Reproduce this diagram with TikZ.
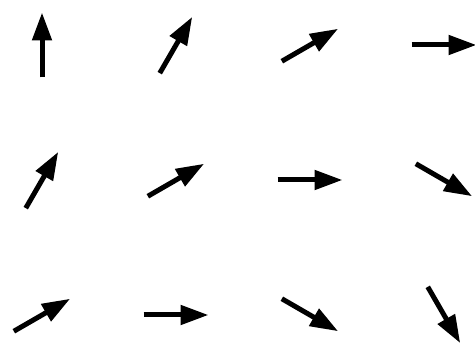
\documentclass[tikz,border=0pt]{standalone}
\usetikzlibrary{arrows.meta}
\begin{document}
\begin{tikzpicture}[x=1pt,y=1pt,
  vec/.style={line width=5pt, black, -{Triangle[length=28pt,width=19pt]}}]
\useasboundingbox (0,0) rectangle (475,351);
\foreach \r in {0,1,2} {
  \foreach \c in {0,1,2,3} {
    \pgfmathsetmacro\a{90-30*(\r+\c)}
    \pgfmathsetmacro\cx{42+134*\c}
    \pgfmathsetmacro\cy{306-135*\r}
    \draw[vec, shift={(\cx,\cy)}] (\a+180:32.5pt) -- (\a:32.5pt);
  }
}
\end{tikzpicture}
\end{document}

^^^^^^^^^^^^^^^^

## Given task:
Pictures are to be left out; repeat all the remaining data exactly.

## In response:
Reproduce this diagram with TikZ.
\documentclass[tikz,border=0pt]{standalone}
\usetikzlibrary{arrows.meta}
\begin{document}
\begin{tikzpicture}[x=1pt,y=1pt,
  vec/.style={line width=5pt, black, -{Triangle[length=28pt,width=19pt]}}]
\useasboundingbox (0,0) rectangle (475,351);
\foreach \r in {0,1,2} {
  \foreach \c in {0,1,2,3} {
    \pgfmathsetmacro\a{90-30*(\r+\c)}
    \pgfmathsetmacro\cx{42+134*\c}
    \pgfmathsetmacro\cy{306-135*\r}
    \draw[vec, shift={(\cx,\cy)}] (\a+180:32.5pt) -- (\a:32.5pt);
  }
}
\end{tikzpicture}
\end{document}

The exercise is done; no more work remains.